Posted by: Corey at Jul 7, 2009 4:35:27 PM
Corey, any bet that pays off only if we "win" may fail. The other skill in gambling is limiting your risk.
Posted by: Andrew at Jul 7, 2009 4:46:02 PM
It is my impression that Libertarians believe that there is never any reason for government to intervene in the market. Is that true? The idea that government intervention is never Pareto improving is absurd to me.
Posted by: Eric at Jul 7, 2009 4:47:49 PM
If one can be convinced at all, which itself seems hopeless, it is likely a process. Once everyone is some type of libertarian, who knows which type it will be, and who cares?
Posted by: Andrew at Jul 7, 2009 4:51:08 PM
What about Moldbug's Neocameralism?
Posted by: kevin nowell at Jul 7, 2009 4:55:26 PM
Ummm...How about Tullock-Buchanan libertarianism?
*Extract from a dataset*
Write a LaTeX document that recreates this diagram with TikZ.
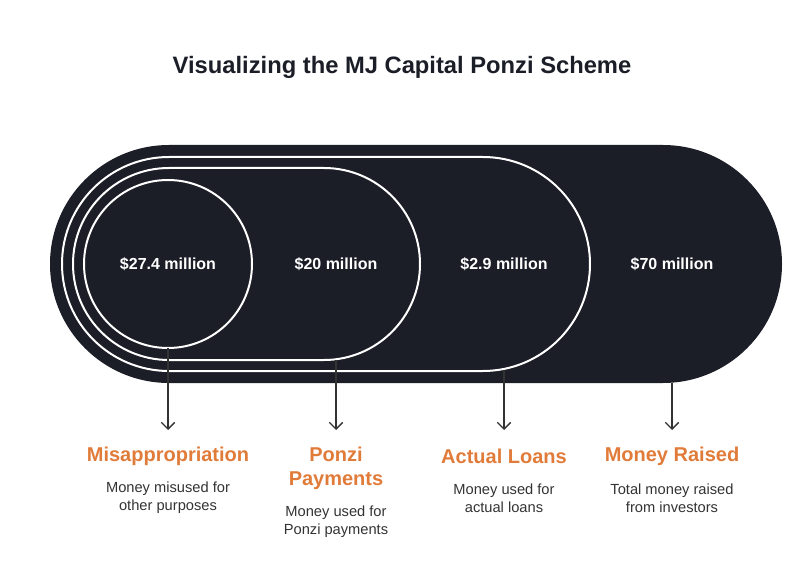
\documentclass[tikz,border=0pt]{standalone}
\usepackage{fontspec}
\setmainfont{Liberation Sans}
\usetikzlibrary{positioning,arrows.meta}
\definecolor{inkdark}{HTML}{1B1D27}
\definecolor{orangehead}{HTML}{E07B39}
\definecolor{greytext}{HTML}{333333}

\begin{document}
\begin{tikzpicture}[x=0.75pt,y=-0.75pt,
    amount/.style = {text=white, font=\bfseries\fontsize{12}{14}\selectfont},
    head/.style = {text=orangehead, font=\bfseries\fontsize{15}{18}\selectfont, align=center},
    desc/.style = {text=greytext, font=\fontsize{11}{13.5}\selectfont, align=center},
    ring/.style = {draw=white, line width=1.5pt},
    pointer/.style = {-{Straight Barb[length=5pt]}, draw=greytext, line width=1pt}]
    \useasboundingbox (0,0) rectangle (804,588);
    % Title
    \node[font=\bfseries\fontsize{17.8}{21}\selectfont, text=inkdark] (title) at (402,67) {Visualizing the MJ Capital Ponzi Scheme};
    % Nested stadiums
    \fill[inkdark, rounded corners=89.25pt] (50,145) rectangle (782,383);
    \draw[ring, rounded corners=80.25pt] (62,157) rectangle (590,371);
    \draw[ring, rounded corners=72pt] (73,168) rectangle (420,360);
    \draw[ring] (168,264) circle (84);
    % Amounts
    \node[amount] (mis) at (168,264) {\$27.4 million};
    \node[amount] (pon) at (336,264) {\$20 million};
    \node[amount] (act) at (504,264) {\$2.9 million};
    \node[amount] (rai) at (672,264) {\$70 million};
    % Bottom edges
    \coordinate (misb) at (168,348);
    \coordinate (ponb) at (336,360);
    \coordinate (actb) at (504,371);
    \coordinate (raib) at (672,383);
    % Headings
    \node[head] (mish) at (168,456) {Misappropriation};
    \node[head] (ponh) at (336,468) {Ponzi\\Payments};
    \node[head] (acth) at (504,456) {Actual Loans};
    \node[head] (raih) at (672,456) {Money Raised};
    % Descriptions
    \node[desc] (misd) at (168,498) {Money misused for\\other purposes};
    \node[desc] (pond) at (336,522) {Money used for\\Ponzi payments};
    \node[desc] (actd) at (504,498) {Money used for\\actual loans};
    \node[desc] (raid) at (672,498) {Total money raised\\from investors};
    % Arrows
    \draw[pointer] (misb) -- (mish.north |- 0,430);
    \draw[pointer] (ponb) -- (ponh.north |- 0,430);
    \draw[pointer] (actb) -- (acth.north |- 0,430);
    \draw[pointer] (raib) -- (raih.north |- 0,430);
\end{tikzpicture}
\end{document}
I am a moderate libertarian because of those two. It is the funniest thing ever to see faith in politics. The idea that politicians get together and try to make people's lives better? THE BEST!!
Posted by: John Pertz at Jul 7, 2009 4:56:21 PM
All you need to argue for libertarianism is a photo of Air Force One flying over the Statue of Liberty.
Related to Tyler's brand would be Claire Wolff libertarians. Ignore the hell out of government until you have to shoot them. The shooting part is what separates them from Tyler. And Tyler doesn't ignore them because he gets paid to pay attention.
Posted by: Andrew at Jul 7, 2009 4:58:26 PM
I've always felt there should be room for a Willhem Ropke 'Humane Economy' strand of libertarianism.
Also I'm not sure about the Mises Institute Nationalism's description and viability as a unique strand. I don't think immigration is a major issue; overall it's very Rothbardian.
Posted by: axiomata at Jul 7, 2009 5:06:11 PM
Can somebody update me on the history politics between Mises Institute and GMU?